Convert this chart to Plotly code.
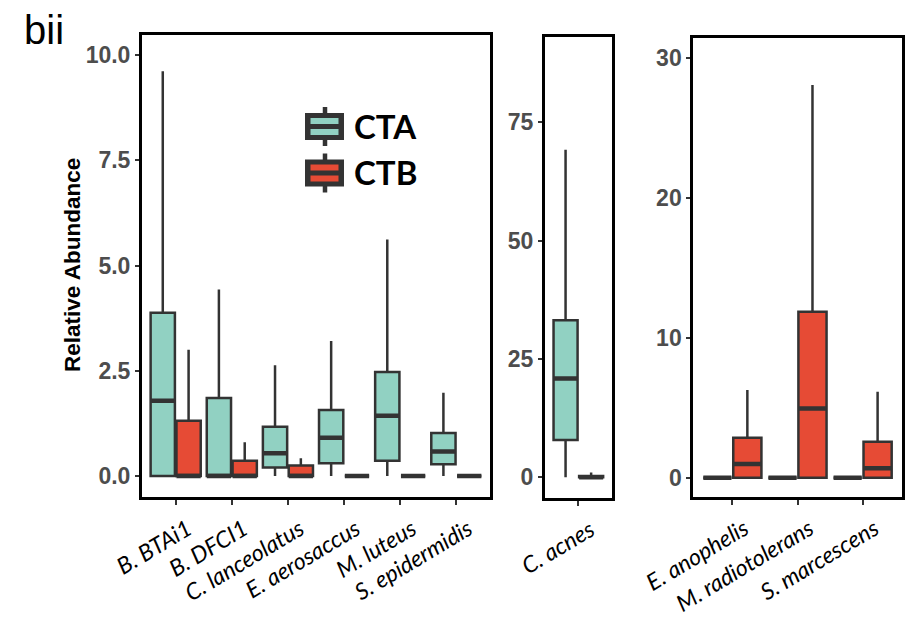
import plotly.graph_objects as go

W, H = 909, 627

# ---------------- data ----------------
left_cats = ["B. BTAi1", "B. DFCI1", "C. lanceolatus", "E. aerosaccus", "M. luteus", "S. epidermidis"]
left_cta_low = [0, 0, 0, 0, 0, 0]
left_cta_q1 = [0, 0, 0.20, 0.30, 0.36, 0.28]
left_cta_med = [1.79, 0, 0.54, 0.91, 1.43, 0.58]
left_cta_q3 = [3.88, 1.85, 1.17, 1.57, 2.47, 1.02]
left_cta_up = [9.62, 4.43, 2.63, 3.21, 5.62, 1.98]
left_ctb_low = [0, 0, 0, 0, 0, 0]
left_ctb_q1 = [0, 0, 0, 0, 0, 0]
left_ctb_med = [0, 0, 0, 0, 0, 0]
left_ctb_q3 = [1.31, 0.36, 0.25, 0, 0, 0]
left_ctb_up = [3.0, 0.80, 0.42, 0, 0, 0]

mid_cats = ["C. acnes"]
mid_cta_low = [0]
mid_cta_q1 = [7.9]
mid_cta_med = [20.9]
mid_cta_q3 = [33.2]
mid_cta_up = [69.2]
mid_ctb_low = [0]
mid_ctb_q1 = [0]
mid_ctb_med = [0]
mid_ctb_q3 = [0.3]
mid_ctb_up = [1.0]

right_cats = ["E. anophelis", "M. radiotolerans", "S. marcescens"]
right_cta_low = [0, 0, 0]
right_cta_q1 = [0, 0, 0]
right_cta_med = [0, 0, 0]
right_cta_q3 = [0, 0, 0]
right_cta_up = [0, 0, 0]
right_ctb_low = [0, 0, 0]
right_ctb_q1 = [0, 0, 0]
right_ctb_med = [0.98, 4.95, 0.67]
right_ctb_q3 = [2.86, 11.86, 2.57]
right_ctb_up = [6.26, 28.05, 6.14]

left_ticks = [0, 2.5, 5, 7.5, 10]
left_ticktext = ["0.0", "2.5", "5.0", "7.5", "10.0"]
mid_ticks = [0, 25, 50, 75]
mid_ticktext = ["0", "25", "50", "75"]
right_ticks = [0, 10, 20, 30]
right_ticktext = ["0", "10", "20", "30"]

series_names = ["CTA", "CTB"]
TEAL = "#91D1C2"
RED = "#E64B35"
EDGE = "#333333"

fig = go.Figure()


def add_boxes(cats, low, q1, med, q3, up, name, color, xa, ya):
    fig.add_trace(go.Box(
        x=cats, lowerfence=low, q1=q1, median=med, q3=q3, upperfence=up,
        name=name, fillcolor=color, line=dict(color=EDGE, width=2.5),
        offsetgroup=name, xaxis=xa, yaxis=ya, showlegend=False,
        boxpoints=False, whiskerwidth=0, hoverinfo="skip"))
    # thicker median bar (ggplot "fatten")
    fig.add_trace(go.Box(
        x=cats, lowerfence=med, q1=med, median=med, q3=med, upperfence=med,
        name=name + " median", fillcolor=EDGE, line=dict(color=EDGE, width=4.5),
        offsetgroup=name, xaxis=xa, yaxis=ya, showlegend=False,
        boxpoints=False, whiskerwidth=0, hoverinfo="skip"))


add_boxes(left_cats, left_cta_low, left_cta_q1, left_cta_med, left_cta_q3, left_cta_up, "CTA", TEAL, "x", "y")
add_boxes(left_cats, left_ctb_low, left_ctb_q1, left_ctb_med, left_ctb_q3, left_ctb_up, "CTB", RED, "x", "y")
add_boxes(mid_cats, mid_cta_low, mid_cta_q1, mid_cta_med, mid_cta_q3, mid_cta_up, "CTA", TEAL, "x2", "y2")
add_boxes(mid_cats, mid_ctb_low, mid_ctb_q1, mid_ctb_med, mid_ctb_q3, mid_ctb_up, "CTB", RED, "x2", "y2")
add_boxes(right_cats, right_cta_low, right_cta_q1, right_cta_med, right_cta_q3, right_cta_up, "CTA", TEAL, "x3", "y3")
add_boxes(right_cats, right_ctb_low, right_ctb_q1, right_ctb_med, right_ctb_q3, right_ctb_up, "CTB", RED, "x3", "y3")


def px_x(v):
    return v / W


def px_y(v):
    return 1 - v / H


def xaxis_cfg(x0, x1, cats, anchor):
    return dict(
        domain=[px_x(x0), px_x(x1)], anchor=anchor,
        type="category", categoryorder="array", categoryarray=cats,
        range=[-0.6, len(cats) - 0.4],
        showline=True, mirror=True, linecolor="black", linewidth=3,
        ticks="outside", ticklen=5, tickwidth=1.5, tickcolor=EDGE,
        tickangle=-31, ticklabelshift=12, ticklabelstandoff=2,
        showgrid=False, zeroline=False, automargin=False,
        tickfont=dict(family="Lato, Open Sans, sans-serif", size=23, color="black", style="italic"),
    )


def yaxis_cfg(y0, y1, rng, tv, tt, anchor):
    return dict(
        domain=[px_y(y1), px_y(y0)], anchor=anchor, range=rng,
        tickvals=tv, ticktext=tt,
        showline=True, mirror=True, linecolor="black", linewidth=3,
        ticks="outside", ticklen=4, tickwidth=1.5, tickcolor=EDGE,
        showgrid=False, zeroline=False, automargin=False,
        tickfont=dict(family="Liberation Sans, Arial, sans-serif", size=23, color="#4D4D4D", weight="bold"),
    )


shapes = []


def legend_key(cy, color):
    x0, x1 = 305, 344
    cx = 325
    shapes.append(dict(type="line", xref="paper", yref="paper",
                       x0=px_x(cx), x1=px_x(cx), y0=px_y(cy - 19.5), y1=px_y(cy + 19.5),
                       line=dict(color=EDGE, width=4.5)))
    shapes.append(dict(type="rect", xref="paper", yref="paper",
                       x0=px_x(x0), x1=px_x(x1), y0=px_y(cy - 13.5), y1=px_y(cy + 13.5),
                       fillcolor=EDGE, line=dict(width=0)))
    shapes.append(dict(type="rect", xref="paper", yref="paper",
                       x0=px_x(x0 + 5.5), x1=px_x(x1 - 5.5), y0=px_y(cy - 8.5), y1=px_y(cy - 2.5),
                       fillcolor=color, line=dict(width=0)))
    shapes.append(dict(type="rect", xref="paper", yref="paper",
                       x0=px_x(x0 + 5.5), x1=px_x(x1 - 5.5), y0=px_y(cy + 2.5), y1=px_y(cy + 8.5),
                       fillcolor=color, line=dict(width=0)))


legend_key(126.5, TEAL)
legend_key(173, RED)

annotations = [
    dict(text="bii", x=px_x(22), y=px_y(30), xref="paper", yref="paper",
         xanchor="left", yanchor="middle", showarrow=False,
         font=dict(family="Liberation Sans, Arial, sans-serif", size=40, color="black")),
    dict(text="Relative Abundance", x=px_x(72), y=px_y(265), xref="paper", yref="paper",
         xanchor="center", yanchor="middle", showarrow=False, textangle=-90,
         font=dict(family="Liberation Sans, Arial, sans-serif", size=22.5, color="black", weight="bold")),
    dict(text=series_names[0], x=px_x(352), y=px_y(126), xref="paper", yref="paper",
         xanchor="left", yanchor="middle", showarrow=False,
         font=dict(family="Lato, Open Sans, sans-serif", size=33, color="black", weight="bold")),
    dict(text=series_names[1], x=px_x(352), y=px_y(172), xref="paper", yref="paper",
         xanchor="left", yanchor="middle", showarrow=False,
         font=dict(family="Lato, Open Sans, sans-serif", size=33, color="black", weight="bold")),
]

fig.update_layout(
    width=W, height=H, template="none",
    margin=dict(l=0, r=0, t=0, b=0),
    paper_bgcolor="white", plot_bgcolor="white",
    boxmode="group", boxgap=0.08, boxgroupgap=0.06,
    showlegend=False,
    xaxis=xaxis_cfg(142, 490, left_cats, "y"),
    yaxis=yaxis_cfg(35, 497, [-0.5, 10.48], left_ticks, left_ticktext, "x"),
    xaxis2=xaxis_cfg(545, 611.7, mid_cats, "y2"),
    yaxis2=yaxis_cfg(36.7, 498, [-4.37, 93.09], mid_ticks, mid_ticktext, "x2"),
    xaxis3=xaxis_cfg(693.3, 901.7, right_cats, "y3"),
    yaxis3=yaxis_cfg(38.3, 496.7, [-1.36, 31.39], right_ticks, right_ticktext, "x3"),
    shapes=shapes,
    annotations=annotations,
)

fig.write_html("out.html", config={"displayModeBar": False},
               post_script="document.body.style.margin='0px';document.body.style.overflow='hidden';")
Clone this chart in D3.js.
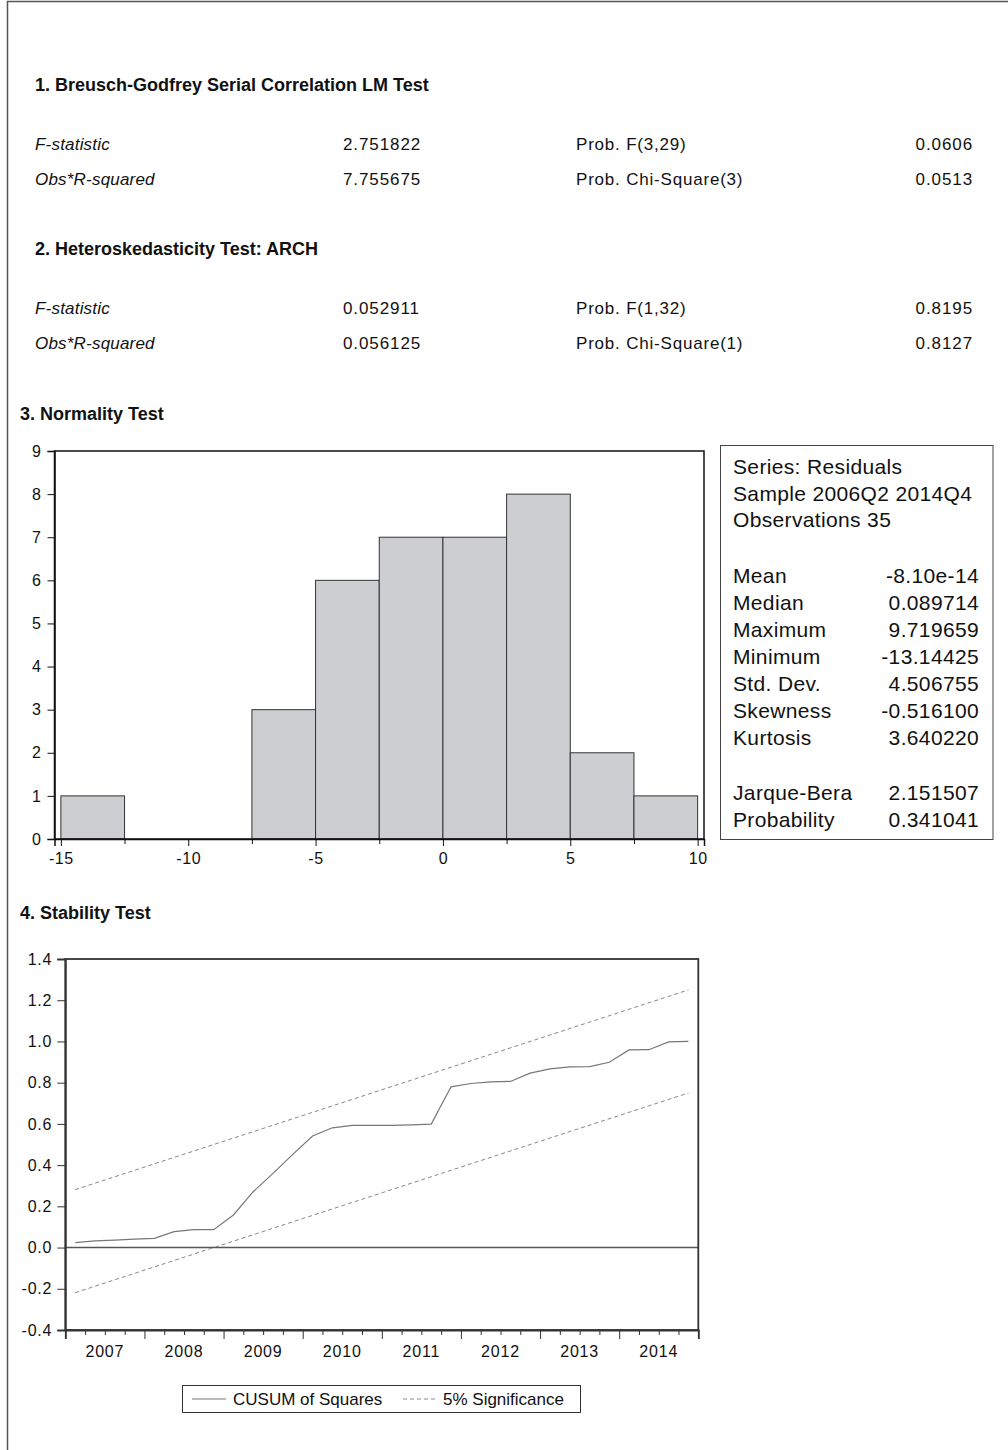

SET PROBLEM:
Only a number is wanted: how many lines above include "this"?

SOLUTION BELOW:
2